Credit Card Server Hacked at ‘Greenville News’

By: Mark Fitzgerald

In what is believed to be the newspaper industry’s first incident of computer hacking directed at subscriber credit-card numbers, a server used for a special online subscription renewal promotion at The Greenville (S.C.) News was compromised, the Gannett Co. Inc.-owned paper said.

Credit card numbers of 170 subscribers were stored on the server, but none have reported any unauthorized charges or other problems in the first week after the newspaper discovered a suspicious software program on the machine, Publisher Steven R. Brandt said last week. The compromised server used for the special promotion, he added, was different from those the News uses for its normal subscription and advertising credit-card transactions. Brandt said the paper had not determined who placed the unauthorized program on the server drive, which was shipped to a Gannett technical center in Maryland for examination.

Affected subscribers were notified personally of the breach, and the newspaper published two stories about the incident — but credit card use by News subscribers, classified advertisers, and others has apparently not been slowed. “I think readers fortunately took my quotes [in the articles] at face value when I assured them that this [subscription renewal program] was isolated, and that all other systems were secure beyond our [Internet] firewall,” Brandt said.

While security is a constant concern for newspapers which take credit-card transactions online, the News incident is apparently the first actual breach, said John Murray, vice president for circulation at the Newspaper Association of America, Vienna, Va.

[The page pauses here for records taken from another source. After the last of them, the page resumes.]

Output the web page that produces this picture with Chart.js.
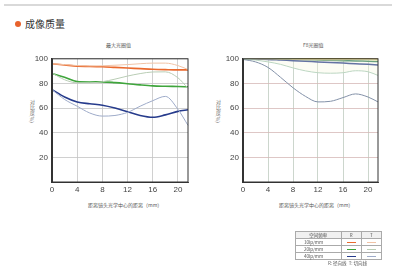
<!DOCTYPE html>
<html><head><meta charset="utf-8">
<script src="https://cdn.jsdelivr.net/npm/chart.js@4/dist/chart.umd.min.js"></script>
<style>
html,body{margin:0;padding:0;background:#fff;}
#wrap{position:relative;width:400px;height:270px;overflow:hidden;font-family:"Noto Sans CJK SC","Noto Sans",sans-serif;color:#444;}
.abs{position:absolute;white-space:nowrap;}
canvas{position:absolute;}
table{border-collapse:collapse;font-size:4.5px;color:#555;}
td{border:0.6px solid #aaa;padding:0;height:6px;line-height:6px;text-align:center;}
</style></head>
<body><div id="wrap">
<div class="abs" style="left:4px;top:4px;width:388px;height:2px;background:#d9d9d9"></div>
<div class="abs" style="left:15px;top:21px;width:6px;height:6px;border-radius:3px;background:#e8622c"></div>
<div class="abs" style="left:25px;top:17px;font-size:10px;line-height:14px;color:#333">成像质量</div>
<div class="abs" id="t1" style="left:106px;top:41px;font-size:5px;line-height:7px;color:#555">最大光圈值</div>
<div class="abs" id="t2" style="left:303px;top:41px;font-size:5px;line-height:7px;color:#555">F8光圈值</div>
<div class="abs" style="left:29px;top:100px;font-size:5px;line-height:6px;writing-mode:vertical-rl;color:#666">对比度(%)</div>
<div class="abs" style="left:215px;top:100px;font-size:5px;line-height:6px;writing-mode:vertical-rl;color:#666">对比度(%)</div>
<div class="abs" style="left:88px;top:201px;font-size:5px;line-height:7px;color:#555">距离镜头光学中心的距离（mm）</div>
<div class="abs" style="left:279px;top:201px;font-size:5px;line-height:7px;color:#555">距离镜头光学中心的距离（mm）</div>
<canvas id="c1" width="200" height="150" style="left:0;top:50px"></canvas>
<canvas id="c2" width="200" height="150" style="left:190px;top:50px"></canvas>
<div class="abs" style="left:295px;top:231px">
<table id="leg" style="width:87px">
<tr style="background:#f0f0f0"><td style="width:46px">空间频率</td><td style="width:20px">R</td><td style="width:20px">T</td></tr>
</table></div>
<div class="abs" style="left:328px;top:260px;font-size:4.5px;line-height:6px;color:#555">R: 径向线 &nbsp;T: 切向线</div>
</div>
<script>
const xs = [0,2,4,6,8,10,12,14,16,18,20,21.6];
const xTicks = [0,4,8,12,16,20];
const yTicks = [0,20,40,60,80,100];
const freqs = ["10lp/mm","20lp/mm","40lp/mm"];
// Max aperture (left)
const r10L = [96,95,94,93.8,93.5,93,92.5,92,91.5,91.2,91,91];
const t10L = [96,95.3,94.5,94.2,94.3,94.8,95.3,96,96.5,96.5,94.5,91.3];
const r20L = [88,85,81.5,81.2,81.3,80.7,79.8,78.8,78,77.7,77.5,77.3];
const t20L = [88.5,83,80.5,80.5,81.4,83.5,86,88,89.3,89.4,84.6,76];
const r40L = [75,69,65,63.5,62.3,60,57,54,52.5,54.5,57.3,58.6];
const t40L = [75,67,61.5,56,53.5,54,56.5,61.5,66,69.5,59,46];
// F8 (right)
const r10R = [100,100,100,100,100,100,100,100,100,100,99.8,99.7];
const t10R = [100,100,99.9,99.8,99.6,99.4,99.3,99.3,99.4,99.5,99.3,99];
const r20R = [100,99.9,99.8,99.7,99.5,99.3,99,98.8,98.5,98.3,98,97.8];
const t20R = [100,99,97.5,95.5,92.6,90.2,88.7,88.3,88.7,90.3,89.5,86.5];
const r40R = [100,99.8,99.5,99,98.5,98,97.5,97,96.5,96,95.5,95];
const t40R = [99.5,97.5,93,85,76.5,69.5,65,65.5,68.5,71.5,69,65];

const colR = ["#ea6a2e","#3fa53c","#263b8c"];
const colT = ["#f1c3a6","#b9cdb5","#9eabc9"];
const colR2 = ["#ea6a2e","#2f7d5a","#263b8c"];
const colT2 = ["#efe39a","#bcd6c2","#8391a8"];

const leg = document.getElementById('leg');
freqs.forEach((f,i)=>{
  const tr=document.createElement('tr');
  tr.innerHTML='<td style="text-align:left;padding-left:8px">'+f+'</td><td><span style="display:inline-block;width:9px;height:0;border-top:0.8px solid '+colR[i]+';vertical-align:middle"></span></td><td><span style="display:inline-block;width:9px;height:0;border-top:0.8px solid '+colT[i]+';vertical-align:middle"></span></td>';
  leg.appendChild(tr);
});

const pts = a => a.map((v,i)=>({x:xs[i],y:v}));
function ds(arr,color,w,extra){
  return Object.assign({data:pts(arr),borderColor:color,borderWidth:w,pointRadius:0,cubicInterpolationMode:'monotone',fill:false,clip:3},extra||{});
}
const boxPlugin = {id:'box',afterDatasetsDraw(ch){
  const a=ch.chartArea,c=ch.ctx;c.save();c.strokeStyle='#333';c.lineWidth=1;
  c.strokeRect(a.left+0.5,a.top,a.right-a.left-0.5,a.bottom-a.top);
  c.lineWidth=1.6;c.beginPath();c.moveTo(a.left,a.top);c.lineTo(a.left,a.bottom);c.stroke();c.restore();}};

function make(id,datasets,yw,hGrid,vGrid){
  new Chart(document.getElementById(id),{type:'line',data:{datasets},
    options:{responsive:false,animation:false,events:[],
      layout:{padding:{top:7.7,right:12,left:0,bottom:0}},
      plugins:{legend:{display:false},tooltip:{enabled:false}},
      scales:{
        x:{type:'linear',min:0,max:21.6,
          afterBuildTicks:s=>{s.ticks=xTicks.map(v=>({value:v}));},
          afterFit:s=>{s.height=18;},
          grid:{color:vGrid,drawTicks:false,lineWidth:0.8},
          border:{display:true,color:'#333',width:1},
          ticks:{padding:3,color:'#444',font:{size:8,family:'Liberation Sans'},maxRotation:0}},
        y:{min:0,max:100,
          afterBuildTicks:s=>{s.ticks=yTicks.map(v=>({value:v}));},
          afterFit:s=>{s.width=yw;},
          grid:{color:hGrid,drawTicks:false,lineWidth:0.8},
          border:{display:true,color:'#333',width:1.5},
          ticks:{padding:4,color:'#444',font:{size:8,family:'Liberation Sans'},callback:v=>v===0?'':v}}
      }},plugins:[boxPlugin]});
}
make('c1',[
  ds(t10L,colT[0],1),ds(t20L,colT[1],1),ds(t40L,colT[2],1),
  ds(r10L,colR[0],1.6),ds(r20L,colR[1],1.6),ds(r40L,colR[2],1.6)
],52,'#c4c4c4','#c4c4c4');
make('c2',[
  ds(t20R,colT2[1],1,{fill:{value:100},backgroundColor:'rgba(246,246,220,0.3)'}),
  ds(t40R,colT2[2],1),
  ds(t10R,colT2[0],1.2),
  ds(r40R,colR2[2],1.5),ds(r20R,colR2[1],1.5),ds(r10R,'#b8a23a',1.4)
],53,'#d6b9b7','#bfcbc0');
</script>
</body></html>
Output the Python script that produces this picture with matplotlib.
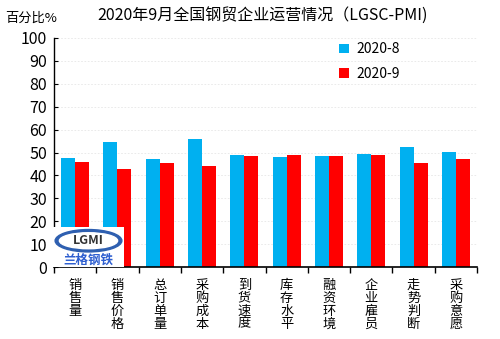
import matplotlib
matplotlib.use('Agg')
import matplotlib.pyplot as plt
import numpy as np
from matplotlib.patches import Ellipse, Rectangle

plt.rcParams['font.family'] = ['Noto Sans CJK SC', 'DejaVu Sans']

categories = ['销售量', '销售价格', '总订单量', '采购成本', '到货速度',
              '库存水平', '融资环境', '企业雇员', '走势判断', '采购意愿']
aug = [47.7, 54.7, 47.2, 56.0, 49.0, 48.1, 48.6, 49.4, 52.5, 50.4]
sep = [45.9, 42.9, 45.5, 44.2, 48.6, 49.0, 48.6, 49.0, 45.5, 47.3]
series_names = ['2020-8', '2020-9']

fig = plt.figure(figsize=(5, 3.39), dpi=100)
ax = fig.add_axes([0.108, 0.212, 0.846, 0.676])

x = np.arange(len(categories))
w = 0.33
ax.bar(x - w / 2, aug, w, color='#00B0F0', label=series_names[0], zorder=2)
ax.bar(x + w / 2, sep, w, color='#FF0000', label=series_names[1], zorder=2)

ax.set_xlim(-0.5, len(categories) - 0.5)
ax.set_ylim(0, 100)
ax.set_yticks(range(0, 101, 10))
ax.tick_params(axis='y', labelsize=11.5, length=3, direction='in', pad=5)
ax.yaxis.grid(True, color='#E6E6E6', linestyle=(0, (2, 2)), linewidth=0.6, zorder=0)

ax.set_xticks(np.arange(-0.5, len(categories), 1))
ax.set_xticklabels([])
ax.tick_params(axis='x', length=4, direction='out', width=1)
for i, c in enumerate(categories):
    ax.text(i, -5, '\n'.join(c), ha='center', va='top', fontsize=9.5,
            linespacing=1.0, transform=ax.transData)

for s in ['top', 'right']:
    ax.spines[s].set_visible(False)
ax.spines['left'].set_linewidth(1)
ax.spines['bottom'].set_linewidth(1.2)

ax.legend(loc='upper left', bbox_to_anchor=(0.645, 1.035), frameon=False,
          fontsize=10, handlelength=0.7, handleheight=0.7, labelspacing=0.75,
          handletextpad=0.5)

fig.text(0.525, 0.955, '2020年9月全国钢贸企业运营情况（LGSC-PMI)', ha='center',
         va='center', fontsize=11.5)
fig.text(0.01, 0.945, '百分比%', ha='left', va='center', fontsize=9.5)

# logo block
lax = fig.add_axes([0.106, 0.212, 0.142, 0.118])
lax.set_xlim(0, 1)
lax.set_ylim(0, 1)
lax.axis('off')
lax.add_patch(Rectangle((0, 0), 1, 1, color='white'))
lax.add_patch(Ellipse((0.5, 0.66), 0.94, 0.56, color='#2E5FB0'))
lax.add_patch(Ellipse((0.5, 0.66), 0.82, 0.4, color='white'))
lax.text(0.5, 0.66, 'LGMI', ha='center', va='center', fontsize=9,
         fontweight='bold', color='#333333')
lax.text(0.5, 0.18, '兰格钢铁', ha='center', va='center', fontsize=9,
         color='#2E5FD0', fontweight='bold', fontstyle='italic')

fig.savefig('out.png', dpi=100)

Newspapers like credit-card subscriptions because experience shows these subscribers have far lower rates of “churn” — the starting and canceling of home delivery — than subscribers who must write a check at renewal time. While newspapers generally have been slow to begin taking subscriptions online with credit-card pay systems, that is changing, Murray said. “There’s been enough success out there, enough papers where more than 5% of subscriptions come from online,” he said. “Consumers are beginning to expect that type of service, to be able to do any type of transaction in real time.”